* Begin *

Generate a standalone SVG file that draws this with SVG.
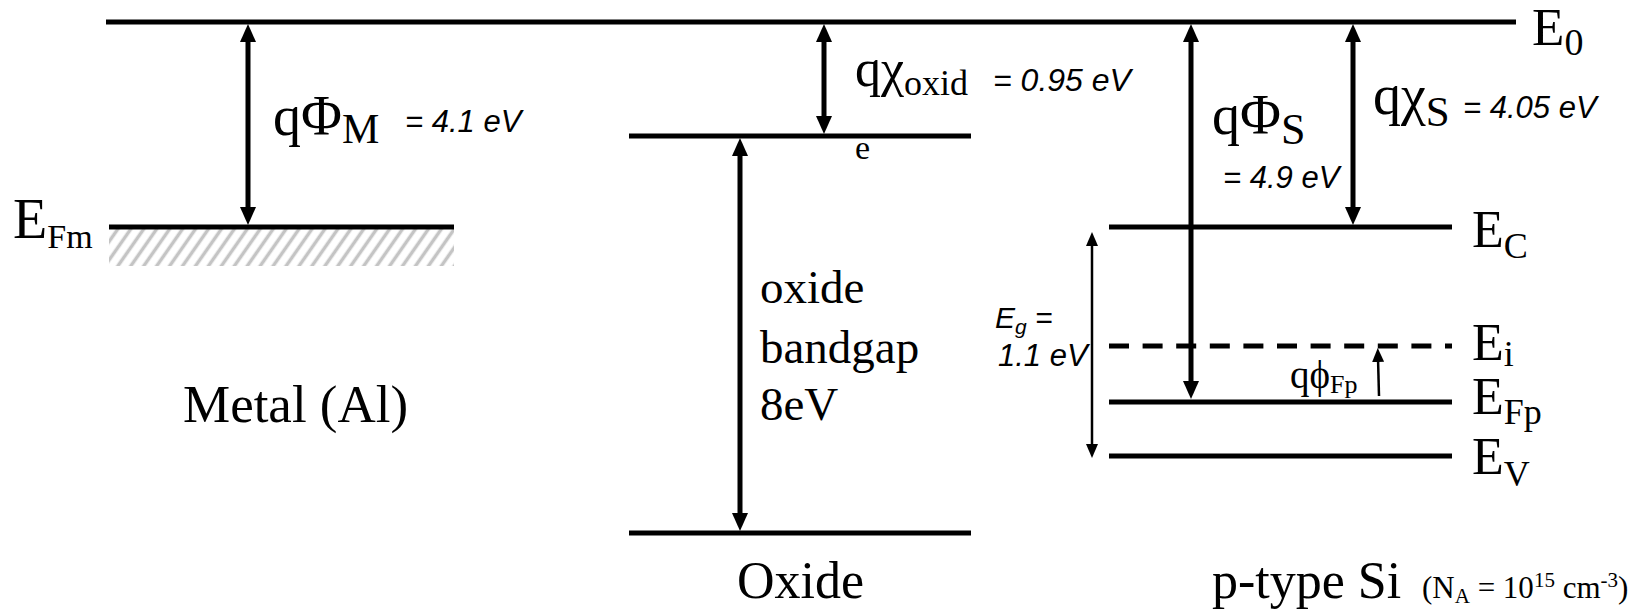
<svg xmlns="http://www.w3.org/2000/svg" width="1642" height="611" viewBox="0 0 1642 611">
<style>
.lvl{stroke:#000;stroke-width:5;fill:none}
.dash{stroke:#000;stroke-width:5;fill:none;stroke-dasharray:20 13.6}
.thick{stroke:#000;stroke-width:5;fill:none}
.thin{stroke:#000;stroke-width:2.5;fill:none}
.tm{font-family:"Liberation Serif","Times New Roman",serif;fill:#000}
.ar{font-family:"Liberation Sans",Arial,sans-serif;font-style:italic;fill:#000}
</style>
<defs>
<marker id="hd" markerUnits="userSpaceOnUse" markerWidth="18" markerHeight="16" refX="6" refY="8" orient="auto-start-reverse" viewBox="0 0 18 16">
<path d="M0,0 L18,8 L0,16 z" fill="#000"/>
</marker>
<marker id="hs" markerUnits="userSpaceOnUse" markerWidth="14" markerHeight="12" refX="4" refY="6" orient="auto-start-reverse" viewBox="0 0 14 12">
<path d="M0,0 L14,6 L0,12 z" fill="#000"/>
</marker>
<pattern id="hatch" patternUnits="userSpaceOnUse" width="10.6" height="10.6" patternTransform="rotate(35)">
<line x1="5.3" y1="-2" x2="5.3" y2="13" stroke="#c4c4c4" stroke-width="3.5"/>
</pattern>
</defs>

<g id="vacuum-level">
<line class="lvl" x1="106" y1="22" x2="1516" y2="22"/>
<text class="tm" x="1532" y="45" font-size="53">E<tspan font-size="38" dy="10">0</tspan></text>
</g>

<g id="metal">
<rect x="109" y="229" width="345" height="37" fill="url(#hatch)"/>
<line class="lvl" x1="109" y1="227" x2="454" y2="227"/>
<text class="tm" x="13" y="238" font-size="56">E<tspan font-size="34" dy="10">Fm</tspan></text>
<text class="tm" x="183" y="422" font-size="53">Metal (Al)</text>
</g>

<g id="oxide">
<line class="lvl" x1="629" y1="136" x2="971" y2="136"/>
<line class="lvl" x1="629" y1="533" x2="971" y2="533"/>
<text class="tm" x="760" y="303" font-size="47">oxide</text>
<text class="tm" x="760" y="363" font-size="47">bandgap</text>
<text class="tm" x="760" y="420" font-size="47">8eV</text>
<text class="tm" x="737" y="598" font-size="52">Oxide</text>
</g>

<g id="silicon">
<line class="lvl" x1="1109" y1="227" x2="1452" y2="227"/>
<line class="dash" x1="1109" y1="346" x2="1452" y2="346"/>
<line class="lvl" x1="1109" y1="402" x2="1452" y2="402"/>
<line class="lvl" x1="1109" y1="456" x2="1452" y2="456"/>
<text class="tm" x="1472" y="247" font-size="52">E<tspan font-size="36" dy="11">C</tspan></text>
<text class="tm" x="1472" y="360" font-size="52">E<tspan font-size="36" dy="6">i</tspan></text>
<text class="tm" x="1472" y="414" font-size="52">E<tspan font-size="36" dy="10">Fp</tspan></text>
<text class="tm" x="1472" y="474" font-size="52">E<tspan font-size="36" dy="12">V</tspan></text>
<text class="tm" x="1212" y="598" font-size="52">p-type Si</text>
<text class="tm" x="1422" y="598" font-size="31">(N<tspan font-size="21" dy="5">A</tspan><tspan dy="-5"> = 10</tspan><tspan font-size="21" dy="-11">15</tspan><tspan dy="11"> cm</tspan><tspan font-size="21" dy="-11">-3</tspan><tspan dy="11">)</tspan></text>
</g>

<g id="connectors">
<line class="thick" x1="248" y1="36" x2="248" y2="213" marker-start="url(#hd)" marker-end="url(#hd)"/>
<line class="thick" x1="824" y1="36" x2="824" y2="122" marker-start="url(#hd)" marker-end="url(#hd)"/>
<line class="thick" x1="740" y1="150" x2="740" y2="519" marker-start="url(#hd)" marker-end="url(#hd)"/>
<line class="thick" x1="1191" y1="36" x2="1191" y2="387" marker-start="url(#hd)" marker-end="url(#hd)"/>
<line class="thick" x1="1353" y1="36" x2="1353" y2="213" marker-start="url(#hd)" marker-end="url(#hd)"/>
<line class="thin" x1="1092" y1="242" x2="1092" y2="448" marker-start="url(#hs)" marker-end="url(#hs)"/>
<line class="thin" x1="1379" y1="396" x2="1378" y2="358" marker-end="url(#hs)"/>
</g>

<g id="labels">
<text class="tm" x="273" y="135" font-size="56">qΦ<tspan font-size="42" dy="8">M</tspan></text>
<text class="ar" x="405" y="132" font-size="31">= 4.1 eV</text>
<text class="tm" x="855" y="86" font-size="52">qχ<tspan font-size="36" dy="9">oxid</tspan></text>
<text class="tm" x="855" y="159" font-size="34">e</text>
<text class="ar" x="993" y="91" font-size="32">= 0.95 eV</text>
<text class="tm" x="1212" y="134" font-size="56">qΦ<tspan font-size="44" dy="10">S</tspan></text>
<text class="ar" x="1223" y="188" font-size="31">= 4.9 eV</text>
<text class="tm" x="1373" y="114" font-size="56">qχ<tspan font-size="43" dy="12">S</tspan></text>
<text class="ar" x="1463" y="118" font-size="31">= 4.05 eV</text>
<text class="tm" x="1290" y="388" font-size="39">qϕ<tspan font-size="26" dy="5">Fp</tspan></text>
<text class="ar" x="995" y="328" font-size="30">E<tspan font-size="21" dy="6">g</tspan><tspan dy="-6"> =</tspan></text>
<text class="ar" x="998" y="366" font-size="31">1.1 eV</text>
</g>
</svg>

* End *

> [Problem details]: Make an exact copy of the listing above. Do not include the pictures.

> [Result of this task]:
Generate a standalone SVG file that draws this with SVG.
<svg xmlns="http://www.w3.org/2000/svg" width="1642" height="611" viewBox="0 0 1642 611">
<style>
.lvl{stroke:#000;stroke-width:5;fill:none}
.dash{stroke:#000;stroke-width:5;fill:none;stroke-dasharray:20 13.6}
.thick{stroke:#000;stroke-width:5;fill:none}
.thin{stroke:#000;stroke-width:2.5;fill:none}
.tm{font-family:"Liberation Serif","Times New Roman",serif;fill:#000}
.ar{font-family:"Liberation Sans",Arial,sans-serif;font-style:italic;fill:#000}
</style>
<defs>
<marker id="hd" markerUnits="userSpaceOnUse" markerWidth="18" markerHeight="16" refX="6" refY="8" orient="auto-start-reverse" viewBox="0 0 18 16">
<path d="M0,0 L18,8 L0,16 z" fill="#000"/>
</marker>
<marker id="hs" markerUnits="userSpaceOnUse" markerWidth="14" markerHeight="12" refX="4" refY="6" orient="auto-start-reverse" viewBox="0 0 14 12">
<path d="M0,0 L14,6 L0,12 z" fill="#000"/>
</marker>
<pattern id="hatch" patternUnits="userSpaceOnUse" width="10.6" height="10.6" patternTransform="rotate(35)">
<line x1="5.3" y1="-2" x2="5.3" y2="13" stroke="#c4c4c4" stroke-width="3.5"/>
</pattern>
</defs>

<g id="vacuum-level">
<line class="lvl" x1="106" y1="22" x2="1516" y2="22"/>
<text class="tm" x="1532" y="45" font-size="53">E<tspan font-size="38" dy="10">0</tspan></text>
</g>

<g id="metal">
<rect x="109" y="229" width="345" height="37" fill="url(#hatch)"/>
<line class="lvl" x1="109" y1="227" x2="454" y2="227"/>
<text class="tm" x="13" y="238" font-size="56">E<tspan font-size="34" dy="10">Fm</tspan></text>
<text class="tm" x="183" y="422" font-size="53">Metal (Al)</text>
</g>

<g id="oxide">
<line class="lvl" x1="629" y1="136" x2="971" y2="136"/>
<line class="lvl" x1="629" y1="533" x2="971" y2="533"/>
<text class="tm" x="760" y="303" font-size="47">oxide</text>
<text class="tm" x="760" y="363" font-size="47">bandgap</text>
<text class="tm" x="760" y="420" font-size="47">8eV</text>
<text class="tm" x="737" y="598" font-size="52">Oxide</text>
</g>

<g id="silicon">
<line class="lvl" x1="1109" y1="227" x2="1452" y2="227"/>
<line class="dash" x1="1109" y1="346" x2="1452" y2="346"/>
<line class="lvl" x1="1109" y1="402" x2="1452" y2="402"/>
<line class="lvl" x1="1109" y1="456" x2="1452" y2="456"/>
<text class="tm" x="1472" y="247" font-size="52">E<tspan font-size="36" dy="11">C</tspan></text>
<text class="tm" x="1472" y="360" font-size="52">E<tspan font-size="36" dy="6">i</tspan></text>
<text class="tm" x="1472" y="414" font-size="52">E<tspan font-size="36" dy="10">Fp</tspan></text>
<text class="tm" x="1472" y="474" font-size="52">E<tspan font-size="36" dy="12">V</tspan></text>
<text class="tm" x="1212" y="598" font-size="52">p-type Si</text>
<text class="tm" x="1422" y="598" font-size="31">(N<tspan font-size="21" dy="5">A</tspan><tspan dy="-5"> = 10</tspan><tspan font-size="21" dy="-11">15</tspan><tspan dy="11"> cm</tspan><tspan font-size="21" dy="-11">-3</tspan><tspan dy="11">)</tspan></text>
</g>

<g id="connectors">
<line class="thick" x1="248" y1="36" x2="248" y2="213" marker-start="url(#hd)" marker-end="url(#hd)"/>
<line class="thick" x1="824" y1="36" x2="824" y2="122" marker-start="url(#hd)" marker-end="url(#hd)"/>
<line class="thick" x1="740" y1="150" x2="740" y2="519" marker-start="url(#hd)" marker-end="url(#hd)"/>
<line class="thick" x1="1191" y1="36" x2="1191" y2="387" marker-start="url(#hd)" marker-end="url(#hd)"/>
<line class="thick" x1="1353" y1="36" x2="1353" y2="213" marker-start="url(#hd)" marker-end="url(#hd)"/>
<line class="thin" x1="1092" y1="242" x2="1092" y2="448" marker-start="url(#hs)" marker-end="url(#hs)"/>
<line class="thin" x1="1379" y1="396" x2="1378" y2="358" marker-end="url(#hs)"/>
</g>

<g id="labels">
<text class="tm" x="273" y="135" font-size="56">qΦ<tspan font-size="42" dy="8">M</tspan></text>
<text class="ar" x="405" y="132" font-size="31">= 4.1 eV</text>
<text class="tm" x="855" y="86" font-size="52">qχ<tspan font-size="36" dy="9">oxid</tspan></text>
<text class="tm" x="855" y="159" font-size="34">e</text>
<text class="ar" x="993" y="91" font-size="32">= 0.95 eV</text>
<text class="tm" x="1212" y="134" font-size="56">qΦ<tspan font-size="44" dy="10">S</tspan></text>
<text class="ar" x="1223" y="188" font-size="31">= 4.9 eV</text>
<text class="tm" x="1373" y="114" font-size="56">qχ<tspan font-size="43" dy="12">S</tspan></text>
<text class="ar" x="1463" y="118" font-size="31">= 4.05 eV</text>
<text class="tm" x="1290" y="388" font-size="39">qϕ<tspan font-size="26" dy="5">Fp</tspan></text>
<text class="ar" x="995" y="328" font-size="30">E<tspan font-size="21" dy="6">g</tspan><tspan dy="-6"> =</tspan></text>
<text class="ar" x="998" y="366" font-size="31">1.1 eV</text>
</g>
</svg>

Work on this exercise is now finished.